My first phone in middle school was a pastel blue solar hybrid flip phone made by Softbank. That was in 2009, when the Japanese technology company’s stock price wavered around a mere 2,000 yen.
From 2016, prices have shot upwards, peaking at 10,295 yen in October 2017 and stabilising at 8,485 yen after the recent January market correction. Of course, the entire technology industry has been doing extremely well. The outlook for technology companies published by Deloitte is that the future is in ‘buy build partner’ M&A models, so that companies can catch and cover trends such as ‘cloud, cognitive computing, and data analytics’. This is exactly what Softbank has been doing, well ahead of the curve.
Softbank’s ‘Vision Fund’ has dedicated $93 billion to investing in external technologies. The Fund aims to raise a further $7 billion to reach a total of $100 billion in raised capital. CEO Masayoshi Son wishes the Fund to ‘take 20-40% stakes in the companies in which we invest’, fostering an ‘organic relationship’ with company founders. These include artificial intelligence, robotics, and driverless cars. But these three target areas are by no means the entirety of Softbank’s recent investments. The graphic below shows how the Fund’s investments so far – and the results are impressive.
Evidently these acquisitions have benefitted both operating income and net sales, increasing 23% and 3.5% respectively. Softbank explains these jumps in part by Vision Fund, as shown in the 2017 Q3 financials (along with the Delta Fund, though this is significantly smaller with only $6 billion in capital).
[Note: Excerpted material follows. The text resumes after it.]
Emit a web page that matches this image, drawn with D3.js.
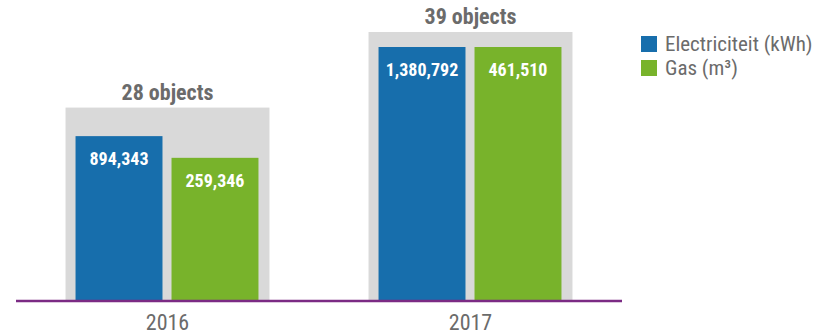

These investments aren’t only benefitting Softbank itself. Until now tech companies arguably needed to be part of the ‘unicorn club’ to be considered successful. The unicorn club refers to a billion-dollar valuation stamp mark. The Vision Fund now allows small startups to raise capital faster and more aggressively. Fanatics used the Fund to raise $1 billion and is now valued at $4.5 billion.
Softbank’s global vision is conscious that international investment is key, as it looks towards Europe and Asia to seal more deals. This gives Softbank incredible breadth over the industry, but it also helps cement Softbank within sub industries, notably in the ride hailing business. Grab, an Uber competitor in Southeast Asia, raised $2 billion in 2017 from Softbank. Didi, another competitor in Europe, raised $5 billion. Didi in turn invested in in the Brazilian ‘99’ ridesharing company.
But Softbank’s competitors, and the industry as a whole, are doubting the company’s recent investments. Softbank has been accused of artificially pushing up valuations, causing disturbances within the sector. Competitors note that startups should raise funds themselves in order to be successful instead of relying on giants to prop them up. There are fears around how Softbank vets investment opportunities – with $100 billion, are they recklessly throwing money at small firms?
Softbank’s strategy is clear: invest in companies which have potential but may not have enough capital to pass the ‘unicorn’ threshold. Moving forward, Softbank should insure that the Vision Fund’s capital is being spent wisely and frugally in a market that is more competitive than ever. Only time (and financials) will tell if Masayoshi Son’s innovative idea will pay off – for Softbank, and for the technology sector.